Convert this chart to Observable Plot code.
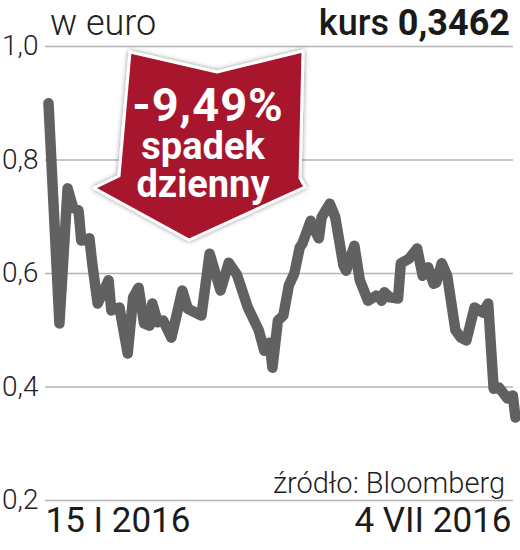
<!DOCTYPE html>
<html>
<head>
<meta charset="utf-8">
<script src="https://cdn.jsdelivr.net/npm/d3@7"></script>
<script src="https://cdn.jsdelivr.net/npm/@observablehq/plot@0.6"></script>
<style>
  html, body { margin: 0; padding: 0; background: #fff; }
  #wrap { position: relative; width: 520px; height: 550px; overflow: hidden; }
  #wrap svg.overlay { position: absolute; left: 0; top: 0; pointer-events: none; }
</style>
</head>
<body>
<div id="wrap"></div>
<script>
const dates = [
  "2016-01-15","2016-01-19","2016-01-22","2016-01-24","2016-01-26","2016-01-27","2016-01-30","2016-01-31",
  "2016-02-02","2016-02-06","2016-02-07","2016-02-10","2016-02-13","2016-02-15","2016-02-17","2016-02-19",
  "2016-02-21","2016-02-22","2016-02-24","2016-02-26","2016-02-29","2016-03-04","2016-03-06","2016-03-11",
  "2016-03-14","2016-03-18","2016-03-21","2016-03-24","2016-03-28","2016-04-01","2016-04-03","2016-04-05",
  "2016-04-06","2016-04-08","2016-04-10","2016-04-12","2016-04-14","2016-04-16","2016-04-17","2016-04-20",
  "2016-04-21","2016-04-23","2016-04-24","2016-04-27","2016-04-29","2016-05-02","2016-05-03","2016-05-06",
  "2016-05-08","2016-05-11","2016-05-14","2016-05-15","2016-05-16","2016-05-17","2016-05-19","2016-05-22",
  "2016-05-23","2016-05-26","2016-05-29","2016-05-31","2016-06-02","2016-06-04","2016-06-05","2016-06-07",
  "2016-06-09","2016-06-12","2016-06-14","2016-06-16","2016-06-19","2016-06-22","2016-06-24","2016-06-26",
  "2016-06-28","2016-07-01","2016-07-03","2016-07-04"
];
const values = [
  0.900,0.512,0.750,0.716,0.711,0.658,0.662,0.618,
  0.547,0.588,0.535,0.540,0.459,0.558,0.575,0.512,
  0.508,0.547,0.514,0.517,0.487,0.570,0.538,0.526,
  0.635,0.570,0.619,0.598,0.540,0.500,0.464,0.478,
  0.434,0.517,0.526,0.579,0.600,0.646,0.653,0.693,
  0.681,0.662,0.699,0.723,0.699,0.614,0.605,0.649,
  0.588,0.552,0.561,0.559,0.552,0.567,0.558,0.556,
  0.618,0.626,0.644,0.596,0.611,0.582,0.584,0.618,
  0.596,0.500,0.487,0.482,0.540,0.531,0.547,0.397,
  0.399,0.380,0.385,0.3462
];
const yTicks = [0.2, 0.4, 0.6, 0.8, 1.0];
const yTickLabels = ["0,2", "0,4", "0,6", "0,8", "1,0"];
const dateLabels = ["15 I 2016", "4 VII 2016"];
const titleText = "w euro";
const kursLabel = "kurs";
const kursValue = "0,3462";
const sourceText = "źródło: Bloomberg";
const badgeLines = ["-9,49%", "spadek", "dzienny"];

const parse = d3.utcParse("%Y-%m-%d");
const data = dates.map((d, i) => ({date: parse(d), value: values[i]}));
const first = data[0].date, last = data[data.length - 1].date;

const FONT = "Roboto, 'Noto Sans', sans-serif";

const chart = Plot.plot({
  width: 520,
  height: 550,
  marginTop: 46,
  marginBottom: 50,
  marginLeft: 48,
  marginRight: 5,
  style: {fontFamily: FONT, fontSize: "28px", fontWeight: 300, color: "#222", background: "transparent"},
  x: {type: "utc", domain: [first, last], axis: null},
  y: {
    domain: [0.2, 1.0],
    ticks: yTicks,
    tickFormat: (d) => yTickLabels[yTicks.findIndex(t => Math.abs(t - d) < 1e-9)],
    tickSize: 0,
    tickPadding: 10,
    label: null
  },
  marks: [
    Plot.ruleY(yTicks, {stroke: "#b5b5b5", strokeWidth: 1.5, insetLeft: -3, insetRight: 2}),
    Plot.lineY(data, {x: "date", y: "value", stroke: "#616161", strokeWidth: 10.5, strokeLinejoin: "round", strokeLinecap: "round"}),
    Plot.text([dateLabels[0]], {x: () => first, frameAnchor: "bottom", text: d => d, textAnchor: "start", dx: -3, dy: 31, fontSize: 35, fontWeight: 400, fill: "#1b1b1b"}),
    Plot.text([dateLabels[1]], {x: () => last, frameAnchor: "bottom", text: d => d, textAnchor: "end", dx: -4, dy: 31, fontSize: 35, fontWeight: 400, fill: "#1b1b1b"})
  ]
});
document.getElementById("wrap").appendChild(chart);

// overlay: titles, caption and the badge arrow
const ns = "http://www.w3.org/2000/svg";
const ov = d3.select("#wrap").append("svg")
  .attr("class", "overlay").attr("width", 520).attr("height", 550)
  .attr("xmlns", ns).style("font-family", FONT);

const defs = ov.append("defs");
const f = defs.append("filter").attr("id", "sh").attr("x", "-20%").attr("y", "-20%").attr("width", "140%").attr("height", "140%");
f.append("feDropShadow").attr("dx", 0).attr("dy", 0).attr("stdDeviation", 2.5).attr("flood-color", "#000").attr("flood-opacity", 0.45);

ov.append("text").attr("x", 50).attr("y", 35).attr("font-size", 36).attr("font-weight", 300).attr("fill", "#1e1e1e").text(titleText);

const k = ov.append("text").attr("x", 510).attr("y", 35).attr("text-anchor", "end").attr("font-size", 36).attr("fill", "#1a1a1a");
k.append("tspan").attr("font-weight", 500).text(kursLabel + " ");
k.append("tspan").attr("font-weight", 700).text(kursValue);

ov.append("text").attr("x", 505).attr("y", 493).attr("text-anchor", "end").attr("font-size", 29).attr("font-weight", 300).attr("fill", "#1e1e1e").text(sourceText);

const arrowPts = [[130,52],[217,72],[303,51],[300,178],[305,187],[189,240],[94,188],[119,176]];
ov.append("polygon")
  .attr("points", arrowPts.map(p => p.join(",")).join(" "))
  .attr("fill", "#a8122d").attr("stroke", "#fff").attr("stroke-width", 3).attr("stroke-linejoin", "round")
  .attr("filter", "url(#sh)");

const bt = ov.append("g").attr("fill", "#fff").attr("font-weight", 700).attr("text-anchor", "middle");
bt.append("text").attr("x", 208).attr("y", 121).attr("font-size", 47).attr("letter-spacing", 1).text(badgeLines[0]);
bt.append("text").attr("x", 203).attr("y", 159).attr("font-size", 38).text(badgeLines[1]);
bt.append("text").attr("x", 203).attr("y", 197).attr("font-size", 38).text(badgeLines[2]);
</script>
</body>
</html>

* [What this task involves] Please set down each line of the data above exactly as written, without the pictures.

* [Solution]
Convert this chart to Observable Plot code.
<!DOCTYPE html>
<html>
<head>
<meta charset="utf-8">
<script src="https://cdn.jsdelivr.net/npm/d3@7"></script>
<script src="https://cdn.jsdelivr.net/npm/@observablehq/plot@0.6"></script>
<style>
  html, body { margin: 0; padding: 0; background: #fff; }
  #wrap { position: relative; width: 520px; height: 550px; overflow: hidden; }
  #wrap svg.overlay { position: absolute; left: 0; top: 0; pointer-events: none; }
</style>
</head>
<body>
<div id="wrap"></div>
<script>
const dates = [
  "2016-01-15","2016-01-19","2016-01-22","2016-01-24","2016-01-26","2016-01-27","2016-01-30","2016-01-31",
  "2016-02-02","2016-02-06","2016-02-07","2016-02-10","2016-02-13","2016-02-15","2016-02-17","2016-02-19",
  "2016-02-21","2016-02-22","2016-02-24","2016-02-26","2016-02-29","2016-03-04","2016-03-06","2016-03-11",
  "2016-03-14","2016-03-18","2016-03-21","2016-03-24","2016-03-28","2016-04-01","2016-04-03","2016-04-05",
  "2016-04-06","2016-04-08","2016-04-10","2016-04-12","2016-04-14","2016-04-16","2016-04-17","2016-04-20",
  "2016-04-21","2016-04-23","2016-04-24","2016-04-27","2016-04-29","2016-05-02","2016-05-03","2016-05-06",
  "2016-05-08","2016-05-11","2016-05-14","2016-05-15","2016-05-16","2016-05-17","2016-05-19","2016-05-22",
  "2016-05-23","2016-05-26","2016-05-29","2016-05-31","2016-06-02","2016-06-04","2016-06-05","2016-06-07",
  "2016-06-09","2016-06-12","2016-06-14","2016-06-16","2016-06-19","2016-06-22","2016-06-24","2016-06-26",
  "2016-06-28","2016-07-01","2016-07-03","2016-07-04"
];
const values = [
  0.900,0.512,0.750,0.716,0.711,0.658,0.662,0.618,
  0.547,0.588,0.535,0.540,0.459,0.558,0.575,0.512,
  0.508,0.547,0.514,0.517,0.487,0.570,0.538,0.526,
  0.635,0.570,0.619,0.598,0.540,0.500,0.464,0.478,
  0.434,0.517,0.526,0.579,0.600,0.646,0.653,0.693,
  0.681,0.662,0.699,0.723,0.699,0.614,0.605,0.649,
  0.588,0.552,0.561,0.559,0.552,0.567,0.558,0.556,
  0.618,0.626,0.644,0.596,0.611,0.582,0.584,0.618,
  0.596,0.500,0.487,0.482,0.540,0.531,0.547,0.397,
  0.399,0.380,0.385,0.3462
];
const yTicks = [0.2, 0.4, 0.6, 0.8, 1.0];
const yTickLabels = ["0,2", "0,4", "0,6", "0,8", "1,0"];
const dateLabels = ["15 I 2016", "4 VII 2016"];
const titleText = "w euro";
const kursLabel = "kurs";
const kursValue = "0,3462";
const sourceText = "źródło: Bloomberg";
const badgeLines = ["-9,49%", "spadek", "dzienny"];

const parse = d3.utcParse("%Y-%m-%d");
const data = dates.map((d, i) => ({date: parse(d), value: values[i]}));
const first = data[0].date, last = data[data.length - 1].date;

const FONT = "Roboto, 'Noto Sans', sans-serif";

const chart = Plot.plot({
  width: 520,
  height: 550,
  marginTop: 46,
  marginBottom: 50,
  marginLeft: 48,
  marginRight: 5,
  style: {fontFamily: FONT, fontSize: "28px", fontWeight: 300, color: "#222", background: "transparent"},
  x: {type: "utc", domain: [first, last], axis: null},
  y: {
    domain: [0.2, 1.0],
    ticks: yTicks,
    tickFormat: (d) => yTickLabels[yTicks.findIndex(t => Math.abs(t - d) < 1e-9)],
    tickSize: 0,
    tickPadding: 10,
    label: null
  },
  marks: [
    Plot.ruleY(yTicks, {stroke: "#b5b5b5", strokeWidth: 1.5, insetLeft: -3, insetRight: 2}),
    Plot.lineY(data, {x: "date", y: "value", stroke: "#616161", strokeWidth: 10.5, strokeLinejoin: "round", strokeLinecap: "round"}),
    Plot.text([dateLabels[0]], {x: () => first, frameAnchor: "bottom", text: d => d, textAnchor: "start", dx: -3, dy: 31, fontSize: 35, fontWeight: 400, fill: "#1b1b1b"}),
    Plot.text([dateLabels[1]], {x: () => last, frameAnchor: "bottom", text: d => d, textAnchor: "end", dx: -4, dy: 31, fontSize: 35, fontWeight: 400, fill: "#1b1b1b"})
  ]
});
document.getElementById("wrap").appendChild(chart);

// overlay: titles, caption and the badge arrow
const ns = "http://www.w3.org/2000/svg";
const ov = d3.select("#wrap").append("svg")
  .attr("class", "overlay").attr("width", 520).attr("height", 550)
  .attr("xmlns", ns).style("font-family", FONT);

const defs = ov.append("defs");
const f = defs.append("filter").attr("id", "sh").attr("x", "-20%").attr("y", "-20%").attr("width", "140%").attr("height", "140%");
f.append("feDropShadow").attr("dx", 0).attr("dy", 0).attr("stdDeviation", 2.5).attr("flood-color", "#000").attr("flood-opacity", 0.45);

ov.append("text").attr("x", 50).attr("y", 35).attr("font-size", 36).attr("font-weight", 300).attr("fill", "#1e1e1e").text(titleText);

const k = ov.append("text").attr("x", 510).attr("y", 35).attr("text-anchor", "end").attr("font-size", 36).attr("fill", "#1a1a1a");
k.append("tspan").attr("font-weight", 500).text(kursLabel + " ");
k.append("tspan").attr("font-weight", 700).text(kursValue);

ov.append("text").attr("x", 505).attr("y", 493).attr("text-anchor", "end").attr("font-size", 29).attr("font-weight", 300).attr("fill", "#1e1e1e").text(sourceText);

const arrowPts = [[130,52],[217,72],[303,51],[300,178],[305,187],[189,240],[94,188],[119,176]];
ov.append("polygon")
  .attr("points", arrowPts.map(p => p.join(",")).join(" "))
  .attr("fill", "#a8122d").attr("stroke", "#fff").attr("stroke-width", 3).attr("stroke-linejoin", "round")
  .attr("filter", "url(#sh)");

const bt = ov.append("g").attr("fill", "#fff").attr("font-weight", 700).attr("text-anchor", "middle");
bt.append("text").attr("x", 208).attr("y", 121).attr("font-size", 47).attr("letter-spacing", 1).text(badgeLines[0]);
bt.append("text").attr("x", 203).attr("y", 159).attr("font-size", 38).text(badgeLines[1]);
bt.append("text").attr("x", 203).attr("y", 197).attr("font-size", 38).text(badgeLines[2]);
</script>
</body>
</html>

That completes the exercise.